Uploading for Training

So you have all your images carefully hand-captioned, they're all in numerical order (1.jpg + 1.txt, etc), you've zipped them up, and now you just need to run the CivitAI trainer.

So what settings do you need to tweak?

Well, this is self-explanatory, although for photorealism you can try either Standard or Realistic.

As for all this stuff, literally just leave on default, except maybe Epochs and Num Repeats.

Generally speaking you want about 10 steps per image - but at the same time, community advice says you want around 1500 - 2500 steps. The math doesn't add up, right? 20 images x 10 steps = 200 steps, wtf?

Well that's where Epochs and Num Repeats come into play. Num Repeats is basically how many times the model goes back and repeats its training, so 20 images x 10 steps = 200 x 3 repeats = 600 steps. And then Epochs also increase the number of steps.

On a LoRa of around 150 images, I used 10 epochs and 2 repeats, which came out to around 2800 steps or so, and the final result was pretty impressive (for me).

In any case, after that you just let the model do its thing, andddd.....yeah. That's really all there is to it.

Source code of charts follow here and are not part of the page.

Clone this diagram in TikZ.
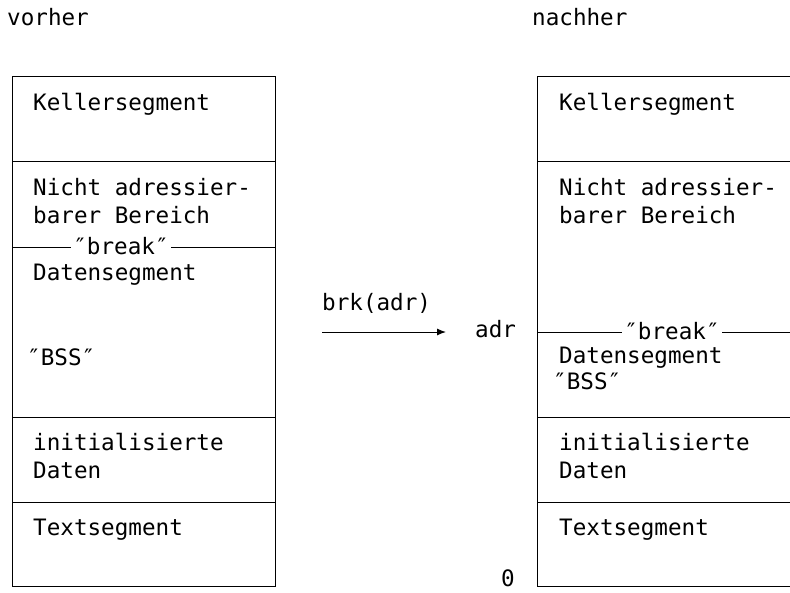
\documentclass[tikz,border=0pt]{standalone}
\usepackage{fontspec}
\setmonofont{DejaVu Sans Mono}
\usetikzlibrary{arrows.meta}
\begin{document}
\begin{tikzpicture}[x=1pt,y=-1pt,
  lbl/.style={anchor=base west,inner sep=0pt,font=\ttfamily\fontsize{22.6}{27}\selectfont},
  brklbl/.style={anchor=base,inner xsep=2pt,inner ysep=0pt,fill=white,font=\ttfamily\fontsize{22.6}{27}\selectfont},
  seg/.style={line width=1pt,line cap=rect}]
\useasboundingbox (0,0) rectangle (790,592);

% titles
\node[lbl] (vorher) at (7,25) {vorher};
\node[lbl] (nachher) at (532,25) {nachher};

% memory layout before the call
\draw[seg] (12,76) rectangle (275,586);
\draw[seg] (12,161) -- (275,161);
\draw[seg] (12,247) -- (275,247);
\draw[seg] (12,417) -- (275,417);
\draw[seg] (12,502) -- (275,502);
\node[lbl] (k1) at (33,110) {Kellersegment};
\node[lbl] (n1) at (33,195) {Nicht adressier-};
\node[lbl] (b1) at (33,223) {barer Bereich};
\node[brklbl] (br1) at (121,254) {″break″};
\node[lbl] (d1) at (33,280) {Datensegment};
\node[lbl] (s1) at (27,365) {″BSS″};
\node[lbl] (i1) at (33,450) {initialisierte};
\node[lbl] (t1) at (33,478) {Daten};
\node[lbl] (x1) at (33,535) {Textsegment};

% the system call
\coordinate (from) at (322,332);
\coordinate (to) at (446,332);
\draw[line width=1pt,-{Latex[length=9pt,width=7pt]}] (from) -- (to);
\node[lbl] (call) at (322,310) {brk(adr)};
\node[lbl] (adr) at (475,337) {adr};
\node[lbl] (zero) at (501,586) {0};

% memory layout after the call
\draw[seg] (790,76) -- (537,76) -- (537,586) -- (790,586);
\draw[seg] (537,161) -- (790,161);
\draw[seg] (537,332) -- (790,332);
\draw[seg] (537,417) -- (790,417);
\draw[seg] (537,502) -- (790,502);
\node[lbl] (k2) at (559,110) {Kellersegment};
\node[lbl] (n2) at (559,195) {Nicht adressier-};
\node[lbl] (b2) at (559,223) {barer Bereich};
\node[brklbl] (br2) at (672,339) {″break″};
\node[lbl] (d2) at (559,363) {Datensegment};
\node[lbl] (s2) at (553,389) {″BSS″};
\node[lbl] (i2) at (559,450) {initialisierte};
\node[lbl] (t2) at (559,478) {Daten};
\node[lbl] (x2) at (559,535) {Textsegment};
\end{tikzpicture}
\end{document}
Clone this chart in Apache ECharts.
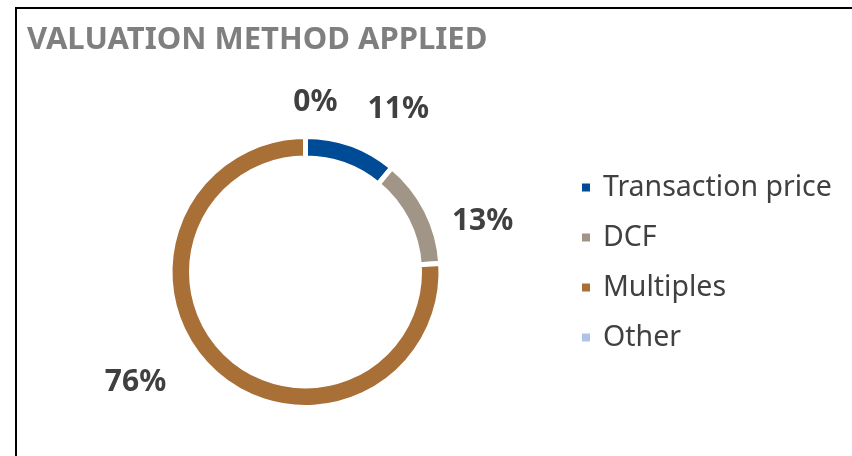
<!DOCTYPE html>
<html>
<head>
<meta charset="utf-8">
<script src="https://cdn.jsdelivr.net/npm/echarts@6/dist/echarts.min.js"></script>
<style>
  html, body { margin: 0; padding: 0; background: #ffffff; }
  #chart { width: 852px; height: 456px; }
  /* frame of the original slide panel: only top and left edges are visible */
  .frame {
    position: absolute;
    left: 15px;
    top: 7px;
    width: 900px;
    height: 500px;
    border-left: 2px solid #000;
    border-top: 2px solid #000;
    pointer-events: none;
  }
</style>
</head>
<body>
<div id="chart"></div>
<div class="frame"></div>
<script>
const categories = ['Transaction price', 'DCF', 'Multiples', 'Other']
const shares = [11, 13, 76, 0]
const colors = ['#004b96', '#a09586', '#a86f37', '#aec4e6']

// small nudges so the labels sit where the original placed them
const labelShift = [
  { dx: 1, dy: -7 },
  { dx: -6, dy: 25 },
  { dx: -21, dy: -10 },
  { dx: 37, dy: -4 },
]

const chart = echarts.init(document.getElementById('chart'))

chart.setOption({
  animation: false,
  title: {
    text: 'VALUATION METHOD APPLIED',
    left: 22,
    top: 20,
    textStyle: {
      fontFamily: 'Noto Sans',
      fontSize: 31,
      fontWeight: 'bold',
      color: '#7f7f7f',
    },
  },
  legend: {
    orient: 'vertical',
    left: 575,
    top: 168,
    itemWidth: 10,
    itemHeight: 10,
    itemGap: 21,
    icon: 'rect',
    data: categories,
    textStyle: {
      fontFamily: 'Noto Sans',
      fontSize: 28.5,
      lineHeight: 28,
      color: '#404040',
      padding: [0, 0, 0, 7],
    },
  },
  series: [
    {
      type: 'pie',
      center: [305.5, 272],
      radius: [114, 135.5],
      startAngle: 90,
      clockwise: true,
      avoidLabelOverlap: false,
      emphasis: { disabled: true },
      itemStyle: { borderColor: '#ffffff', borderWidth: 5 },
      label: {
        show: true,
        position: 'outside',
        formatter: (p) => `${p.value}%`,
        fontFamily: 'Noto Sans',
        fontSize: 30,
        fontWeight: 'bold',
        color: '#404040',
      },
      labelLine: { show: false, length: 30, length2: 0 },
      labelLayout: (params) => labelShift[params.dataIndex],
      data: categories.map((name, i) => ({
        name,
        value: shares[i],
        itemStyle: { color: colors[i] },
      })),
    },
  ],
})
</script>
</body>
</html>
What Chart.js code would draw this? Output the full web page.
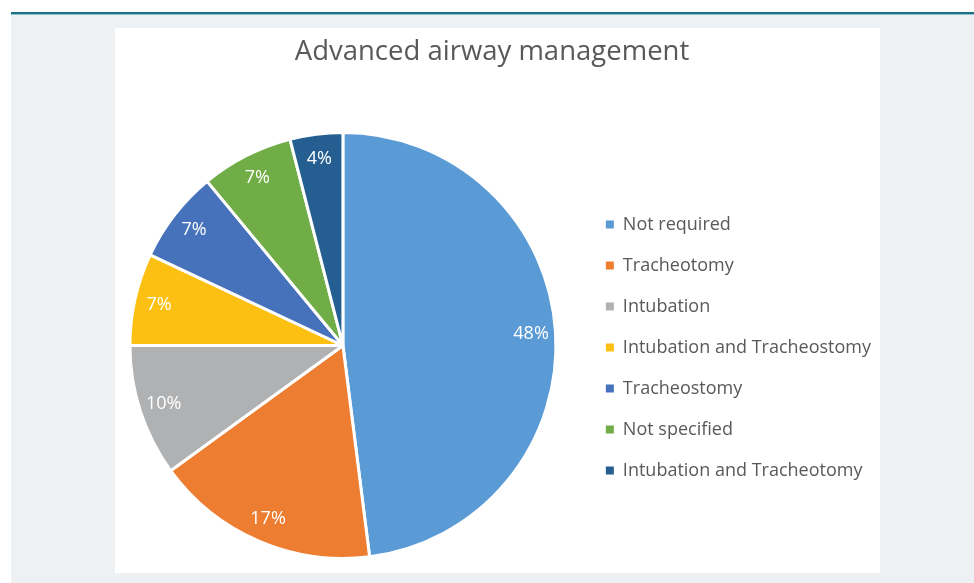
<!DOCTYPE html>
<html>
<head>
<meta charset="utf-8">
<script src="https://cdn.jsdelivr.net/npm/chart.js@4/dist/chart.umd.min.js"></script>
<style>
  body { margin: 0; background: #fff; overflow: hidden; width: 974px; height: 583px; }
  #panel { position: absolute; left: 11px; top: 12px; right: 0; bottom: 0; background: #edf1f4;
           border-top: 2px solid #1d6f86; box-shadow: inset 0 1px 0 #8fc3d0; }
  #card { position: absolute; left: 115px; top: 28px; width: 765px; height: 545px; background: #fff; }
  #wrap { position: absolute; left: 103px; top: 28px; height: 545px; }
</style>
</head>
<body>
<div id="panel"></div>
<div id="card"></div>
<div id="wrap"><canvas id="pie-chart" height="545"></canvas></div>
<script>
const categories = [
  'Not required',
  'Tracheotomy',
  'Intubation',
  'Intubation and Tracheostomy',
  'Tracheostomy',
  'Not specified',
  'Intubation and Tracheotomy'
];
const percentages = [48, 17, 10, 7, 7, 7, 4];
const sliceColors = ['#5b9bd5', '#ed7d31', '#b0b1b3', '#fcc012', '#4671bb', '#70ad47', '#255f91'];

const FONT = "'Open Sans', 'Noto Sans', sans-serif";
const LEGEND_SIZE = 18;
const LEGEND_PAD = 23;

// legend width depends on the longest label, so size the canvas to fit it
const measure = document.createElement('canvas').getContext('2d');
measure.font = LEGEND_SIZE + 'px ' + FONT;
const longest = Math.max(...categories.map(c => measure.measureText(c).width));
const canvas = document.getElementById('pie-chart');
canvas.width = Math.ceil(479 + LEGEND_PAD + 8 + LEGEND_SIZE / 2 + longest + 10);

// percent labels inside the slices
const sliceLabels = {
  id: 'sliceLabels',
  afterDatasetsDraw(chart) {
    const ctx = chart.ctx;
    const meta = chart.getDatasetMeta(0);
    ctx.save();
    ctx.fillStyle = '#ffffff';
    ctx.font = '18px ' + FONT;
    ctx.textAlign = 'center';
    ctx.textBaseline = 'middle';
    meta.data.forEach((arc, i) => {
      const p = arc.getProps(['x', 'y', 'startAngle', 'endAngle', 'outerRadius'], true);
      const mid = (p.startAngle + p.endAngle) / 2;
      const r = p.outerRadius * 0.885;
      ctx.fillText(percentages[i] + '%', p.x + Math.cos(mid) * r, p.y + Math.sin(mid) * r);
    });
    ctx.restore();
  }
};

new Chart(canvas.getContext('2d'), {
  type: 'pie',
  data: {
    labels: categories,
    datasets: [{
      data: percentages,
      backgroundColor: sliceColors,
      borderColor: '#ffffff',
      borderWidth: 3
    }]
  },
  options: {
    responsive: false,
    animation: false,
    devicePixelRatio: 1,
    layout: { padding: { left: 0, right: 0, top: 0, bottom: 13 } },
    plugins: {
      title: {
        display: true,
        text: 'Advanced airway management',
        color: '#595959',
        font: { family: FONT, size: 27.5, weight: 'normal' },
        padding: { top: 8, bottom: 62 }
      },
      legend: {
        position: 'right',
        fullSize: false,
        align: 'center',
        title: { display: true, text: '', font: { size: 3.5 }, padding: 0 },
        labels: {
          boxWidth: 8,
          boxHeight: 8,
          padding: LEGEND_PAD,
          color: '#595959',
          font: { family: FONT, size: LEGEND_SIZE },
          generateLabels(chart) {
            return categories.map((c, i) => ({
              text: c,
              fillStyle: sliceColors[i],
              strokeStyle: sliceColors[i],
              lineWidth: 0,
              fontColor: '#595959',
              index: i
            }));
          }
        }
      },
      tooltip: { enabled: false }
    }
  },
  plugins: [sliceLabels]
});
</script>
</body>
</html>
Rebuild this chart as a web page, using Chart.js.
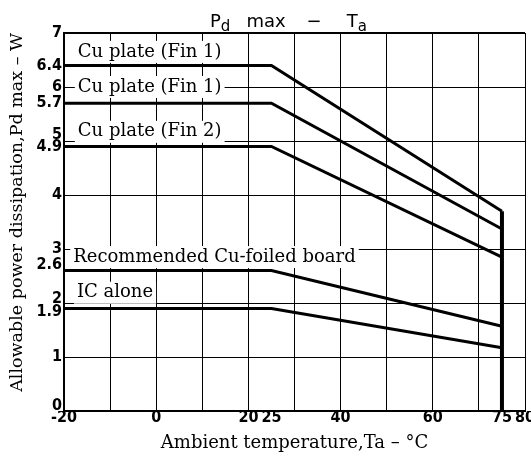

If you want to get into more advanced LoRA training stuff, then I imagine you'd want to use a more advanced training tool. But I'm satisfied with CivitAI's for my purposes.

Which Epoch to download?

CivitAI will recommend the last trained Epoch as the one to download, but it may not always be the best choice.

The preview images are approximates from randomizing your image captions (prompts) - so while they can give you an idea of what the final LoRA outputs, it's not 100% accurate.

You should download at least 3 different epochs - the recommended, and a couple earlier ones - then test them all using the same prompt/seeds. E.g. in the above I grabbed Epoch #16, #14, and #12.

This is because the final epoch may have "overcooked", whereas an earlier epoch gives better results. Its trial and error, really.